I would find interesting a commentary that stops reading John as if the Lord's words had been spoken to 21st century Western Christians as opposed to Jews, who as far as they were concerned, considered themselves to be God's people. I don't know what Wright does with John. He often goes to far in his "new exodus" approach. But certainly in the Victory of God he at least does a good job of addressing categories that would have spoken -- as far as can be known -- to the Jews back then.
I have:
I bought all the available For Everyone books with the March Madness Sale and have been going through the first volume on John's Gospel. Definitely try a sample to give you a taste of what to expect. For each pericope, Wright gives a modern illustration that relates to the point of the passage, which is helpful. With this series you get one good point from the passage (the point Wright considers to be the purpose of the passage and most of the time I agree). I think it's good to read this kind of thing along with the more technical commentaries for teaching prep. It gives you a good example of an appropriate illustration and, more often than not, the main overarching point that you can overlook when getting into the details when just reading technical commentaries.
Difficult to suggest best commentaries given you know your audience, their background and needs better than we do: but once you have looked over the more recent commentaries, including "John for everyone", it might be a good idea to touch base with the early christian interpretations of John's Gospel by looking over what Joel Elowsky has to say in the Ancient Christian Commentary on Scripture volumes on John: http://www.ivpress.com/accs/ http://www.ivpress.com/cgi-ivpress/book.pl/code=2480
Introduction to John
Among the four living creatures of the Apocalypse, the Gospel according to John has most often been identified with the eagle.

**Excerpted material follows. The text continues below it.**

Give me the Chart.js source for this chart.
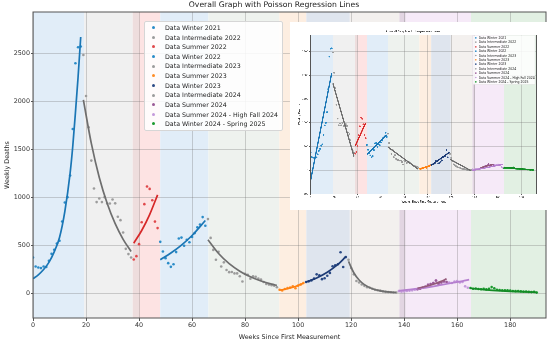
<!DOCTYPE html>
<html>
<head>
<meta charset="utf-8">
<script src="https://cdn.jsdelivr.net/npm/chart.js@4.4.1/dist/chart.umd.min.js"></script>
<style>
  html, body { margin: 0; padding: 0; background: #fff; }
  #wrap { position: relative; width: 550px; height: 341px; overflow: hidden; font-family: 'DejaVu Sans', sans-serif; }
  #main { position: absolute; left: 0; top: 0; }
  .legend { position: absolute; box-sizing: border-box; background: rgba(255,255,255,0.85); border: 1px solid #d6d6d6; border-radius: 2px; color: #222; }
  .legend div { position: relative; white-space: nowrap; }
  .legend span { position: absolute; border-radius: 50%; }
  #inset { position: absolute; left: 290px; top: 22px; width: 771px; height: 564px; background: #fff; transform: scale(0.3333); transform-origin: 0 0; }
  #insetCanvas { position: absolute; left: 0; top: 0; }
</style>
</head>
<body>
<div id="wrap">
  <canvas id="main" width="550" height="341"></canvas>
  <div id="mainLegend" class="legend"></div>
  <div id="inset">
    <canvas id="insetCanvas" width="771" height="564"></canvas>
    <div id="insetLegend" class="legend"></div>
  </div>
</div>
<script>
// series names, in legend order
const labels = [
  'Data Winter 2021', 'Data Intermediate 2022', 'Data Summer 2022', 'Data Winter 2022',
  'Data Intermediate 2023', 'Data Summer 2023', 'Data Winter 2023', 'Data Intermediate 2024',
  'Data Summer 2024', 'Data Summer 2024 - High Fall 2024', 'Data Winter 2024 - Spring 2025'
];

// tick values
const xTicks = [0, 20, 40, 60, 80, 100, 120, 140, 160, 180];
const yTicks = [0, 500, 1000, 1500, 2000, 2500];
const insetYTicks = [-500, 0, 500, 1000, 1500, 2000, 2500];

// first week of each series (weeks since first measurement)
const firstWeek = [0, 19, 38, 48, 66, 93, 103, 119, 145, 138, 165];

// weekly deaths, one value per week
const deathsW21 = [370, 277, 267, 260, 277, 271, 336, 409, 451, 517, 545, 746, 944, 1000, 1225, 1711, 2396, 2562, 2570];
const deathsI22 = [2482, 2055, 1729, 1381, 1090, 948, 985, 948, 1000, 933, 933, 975, 935, 795, 760, 631, 461, 406, 371];
const deathsS22 = [350, 385, 510, 738, 927, 1111, 1086, 968, 745, 677];
const deathsW22 = [534, 433, 364, 312, 273, 300, 427, 568, 578, 493, 555, 530, 585, 625, 685, 715, 792, 702];
const deathsI23 = [771, 575, 450, 347, 430, 277, 320, 240, 218, 220, 205, 205, 175, 121, 200, 190, 150, 175, 170, 150, 140, 115, 95, 88, 82, 76, 60];
const deathsS23 = [34, 26, 42, 52, 58, 70, 50, 76, 88, 105];
const deathsW23 = [115, 122, 132, 150, 195, 185, 145, 155, 180, 210, 280, 290, 300, 425, 272, 375];
const deathsI24 = [347, 260, 195, 125, 110, 90, 75, 60, 55, 45, 35, 30, 25, 18, 12, 10, 8, 6, 5];
const deathsS24 = [40, 45, 55, 65, 85, 95, 105, 130, 95, 110, 120, 115];
const deathsSF24 = [20, 15, 18, 22, 25, 28, 35, 40, 45, 55, 65, 85, 95, 105, 130, 95, 110, 120, 115, 110, 105, 120, 125, 110, 115, 70, 55];
const deathsW24 = [52, 45, 48, 42, 40, 44, 38, 45, 62, 50, 35, 32, 30, 28, 30, 25, 22, 20, 22, 18, 15, 16, 12, 10, 12, 5];
const seriesDeaths = [deathsW21, deathsI22, deathsS22, deathsW22, deathsI23, deathsS23, deathsW23, deathsI24, deathsS24, deathsSF24, deathsW24];

// Poisson regression curves of the main plot, [week, deaths]
const fitW21 = [[0, 150], [2, 190], [4, 245], [6, 320], [8, 430], [10, 580], [12, 850], [14, 1250], [15, 1530], [16, 1880], [17, 2250], [18, 2670]];
const fitI22 = [[19, 2014], [22, 1560], [25, 1205], [28, 934], [31, 723], [34, 560], [37, 433]];
const fitS22 = [[38, 520], [41, 652], [44, 818], [47, 1024]];
const fitW22 = [[48, 347], [52, 417], [56, 500], [60, 600], [65, 756]];
const fitI23 = [[66, 555], [70, 412], [74, 306], [78, 228], [82, 169], [86, 126], [90, 93], [92, 80]];
const fitS23 = [[93, 30], [96, 45], [99, 68], [102, 103]];
const fitW23 = [[103, 115], [107, 158], [111, 217], [115, 298], [118, 380]];
const fitI24 = [[119, 330], [121, 212], [123, 136], [125, 88], [128, 45], [131, 23], [134, 12], [137, 6]];
const fitS24 = [[145, 50], [148, 68], [151, 92], [154, 122], [156, 148]];
const fitSF24 = [[138, 25], [142, 35], [146, 48], [150, 65], [154, 85], [158, 105], [162, 125], [164.5, 140]];
const fitW24 = [[165, 50], [170, 36], [175, 26], [180, 18], [185, 12], [190, 8]];
const mainFits = [fitW21, fitI22, fitS22, fitW22, fitI23, fitS23, fitW23, fitI24, fitS24, fitSF24, fitW24];

// straight regression lines of the small inset graph
const insetW21 = [[0, -205], [18, 2050]];
const insetI22 = [[19, 1830], [37, 290]];
const insetS22 = [[38, 510], [47, 1000]];
const insetW22 = [[48, 335], [65, 745]];
const insetI23 = [[66, 490], [92, 20]];
const insetS23 = [[93, 25], [102, 95]];
const insetW23 = [[103, 105], [118, 370]];
const insetI24 = [[119, 230], [137, -10]];
const insetS24 = [[145, 55], [156, 125]];
const insetSF24 = [[138, -5], [164, 125]];
const insetW24 = [[165, 63], [190, 6]];
const insetFits = [insetW21, insetI22, insetS22, insetW22, insetI23, insetS23, insetW23, insetI24, insetS24, insetSF24, insetW24];

// shaded season periods (week edges) and their fills
const bandEdges = [0, 19.3, 37.6, 40, 48, 66.2, 92.9, 103.1, 119.5, 138.2, 140.6, 165.2, 200];
const bandColors = ['#e1edf8', '#f0f0f0', '#eedddd', '#fde3e3', '#e1edf8', '#eef2ee', '#fdeee1', '#dfe5ee', '#f3f0ee', '#e2d5e2', '#f6eaf8', '#e2f0e3'];

const lineColors = ['#1a76b5', '#6e6e6e', '#d62728', '#1a76b5', '#6e6e6e', '#ff7f0e', '#1c3a75', '#6e6e6e', '#94597a', '#b57fcf', '#138a25'];
const pointColors = ['#2a8cc8', '#9c9c9c', '#e0474a', '#2a8cc8', '#9c9c9c', '#ff8c26', '#2b4a85', '#9c9c9c', '#9a5a96', '#c49adb', '#1a9a2e'];

const FONT = "'DejaVu Sans', sans-serif";

const bandPlugin = {
  id: 'bands',
  beforeDraw(chart) {
    const {ctx, chartArea: a, scales: {x}} = chart;
    ctx.save();
    bandColors.forEach((c, i) => {
      const x0 = Math.max(a.left, x.getPixelForValue(bandEdges[i]));
      const x1 = Math.min(a.right, x.getPixelForValue(bandEdges[i + 1]));
      if (x1 > x0) {
        ctx.fillStyle = c;
        ctx.fillRect(x0, a.top, x1 - x0, a.bottom - a.top);
      }
    });
    ctx.restore();
  },
  afterDatasetsDraw(chart, args, opts) {
    const {ctx, chartArea: a} = chart;
    ctx.save();
    ctx.strokeStyle = '#555';
    ctx.lineWidth = opts.frame || 1;
    ctx.strokeRect(a.left, a.top, a.right - a.left, a.bottom - a.top);
    ctx.restore();
  }
};

function makeChart(id, o) {
  const datasets = [];
  o.fits.forEach((f, i) => datasets.push({
    type: 'line',
    data: f.map(p => ({x: p[0], y: p[1]})),
    borderColor: lineColors[i],
    borderWidth: o.lineWidth,
    pointRadius: 0,
    fill: false,
    cubicInterpolationMode: 'monotone'
  }));
  seriesDeaths.forEach((arr, i) => datasets.push({
    type: 'scatter',
    data: arr.map((v, k) => ({x: firstWeek[i] + k, y: v})),
    backgroundColor: pointColors[i],
    borderWidth: 0,
    pointRadius: o.pointRadius
  }));

  const tickFont = {family: FONT, size: o.tickSize};
  const gridOpts = {color: 'rgba(110,110,110,0.3)', lineWidth: o.gridWidth, tickColor: '#555', tickLength: o.tickLen};

  return new Chart(document.getElementById(id), {
    type: 'scatter',
    data: {datasets},
    options: {
      responsive: false,
      animation: false,
      devicePixelRatio: 1,
      events: [],
      layout: {padding: o.pad},
      plugins: {
        legend: {display: false},
        tooltip: {enabled: false},
        bands: {frame: o.frame},
        title: {
          display: true,
          text: o.title,
          color: '#222',
          font: {family: FONT, size: o.titleSize, weight: 'normal'},
          padding: o.titlePad
        }
      },
      scales: {
        x: {
          type: 'linear',
          min: o.xMin, max: o.xMax,
          afterBuildTicks: s => { s.ticks = xTicks.map(v => ({value: v})); },
          ticks: {font: tickFont, color: o.tickColor, padding: o.xTickPad, maxRotation: 0, autoSkip: false,
                  callback: v => String(v)},
          grid: gridOpts,
          border: {display: false},
          title: {display: true, text: 'Weeks Since First Measurement', color: '#222',
                  font: {family: FONT, size: o.labelSize}, padding: {top: 0, bottom: o.xTitlePad}},
          afterFit: s => { s.height = o.xAxisH; }
        },
        y: {
          min: o.yMin, max: o.yMax,
          afterBuildTicks: s => { s.ticks = o.yTicks.map(v => ({value: v})); },
          ticks: {font: tickFont, color: o.tickColor, padding: o.yTickPad, autoSkip: false,
                  callback: v => String(v)},
          grid: {...gridOpts, tickLength: o.yTickLen},
          border: {display: false},
          title: {display: true, text: 'Weekly Deaths', color: '#222',
                  font: {family: FONT, size: o.labelSize}, padding: {top: o.yTitlePad, bottom: 0}},
          afterFit: s => { s.width = o.yAxisW; }
        }
      }
    },
    plugins: [bandPlugin]
  });
}

function makeLegend(id, o) {
  const box = document.getElementById(id);
  Object.assign(box.style, {
    left: o.left + 'px', top: o.top + 'px', width: o.width + 'px',
    padding: o.padY + 'px 0', fontSize: o.fontSize + 'px', lineHeight: o.row + 'px'
  });
  labels.forEach((name, i) => {
    const item = document.createElement('div');
    item.style.paddingLeft = o.textX + 'px';
    item.textContent = name;
    const dot = document.createElement('span');
    Object.assign(dot.style, {
      left: (o.dotX - o.dot / 2) + 'px', top: ((o.row - o.dot) / 2) + 'px',
      width: o.dot + 'px', height: o.dot + 'px', background: pointColors[i]
    });
    item.appendChild(dot);
    box.appendChild(item);
  });
}

makeChart('main', {
  fits: mainFits, yTicks: yTicks,
  title: 'Overall Graph with Poisson Regression Lines',
  titleSize: 7.7, titlePad: {top: 0.6, bottom: 2.16},
  tickSize: 6.4, labelSize: 6.4, tickColor: '#333',
  pad: {left: 0, right: 2, top: 0, bottom: 0},
  xMin: 0, xMax: 193.5, yMin: -260, yMax: 2930,
  xAxisH: 23, yAxisW: 33,
  tickLen: 3, yTickLen: 2, xTickPad: 1, yTickPad: 1,
  xTitlePad: 0, yTitlePad: 3.2,
  lineWidth: 1.7, pointRadius: 1.3, gridWidth: 1, frame: 1
});

makeChart('insetCanvas', {
  fits: insetFits, yTicks: insetYTicks,
  title: 'Overall Graph with Regression Lines',
  titleSize: 9, titlePad: {top: 23.6, bottom: 4.6},
  tickSize: 7.4, labelSize: 8.4, tickColor: '#222',
  pad: {left: 0, right: 31, top: 0, bottom: 0},
  xMin: 0, xMax: 193, yMin: -500, yMax: 2850,
  xAxisH: 48, yAxisW: 62,
  tickLen: 4, yTickLen: 4, xTickPad: 2, yTickPad: 3,
  xTitlePad: 19, yTitlePad: 24,
  lineWidth: 4, pointRadius: 2.6, gridWidth: 2, frame: 2
});

makeLegend('mainLegend', {left: 144, top: 21, width: 139, padY: 0.9, fontSize: 6.3, row: 9.63, textX: 20, dotX: 8, dot: 3});
makeLegend('insetLegend', {left: 548, top: 39, width: 188, padY: 1, fontSize: 9.4, row: 13.2, textX: 17, dotX: 8, dot: 5});
</script>
</body>
</html>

Augustine likens John to "an eagle hovering among Christ’s sayings of the more sublime order and in no way descending to earth but on rare occasions."2 The eagle symbolizes a Gospel so sublime that, as John Chrysostom says, "if people actually had the capacity to receive and retain these words, they could no longer exist as mere mortals or remain on the earth." The very nature of this Gospel in particular brings out the best in the ancient Christian tradition of interpretation. A purely historical-grammatical, let alone historical-critical, approach to the text would lend a helpful but impoverished interpretation at best—one out of sync with this most "spiritual Gospel," as Clement of Alexandria termed it. Early Christian interpreters have what Maurice Wiles calls "a certain intuitive sympathy of understanding,"4 providing a much fuller insight into the meaning of the Gospel. Chief among these interpreters are the ancient Christian writers contained in this volume of the Ancient Christian Commentary on Scripture. This introduction will serve to orient the reader into the milieu of the early church’s commentary on John.
The following may be particularly helpful:When the early Christian writers speak of John’s purpose in writing the Gospel, it is always in relation to the other Gospels.
To me that means that we need to be careful in treating John as a "stand alone" as the early church apparently understood it to be more of "filling in the gaps", recounting events that the others had not necessarily been witness to and hence had not mentioned, but as John himself stated, never intending to provide the complete story of everything.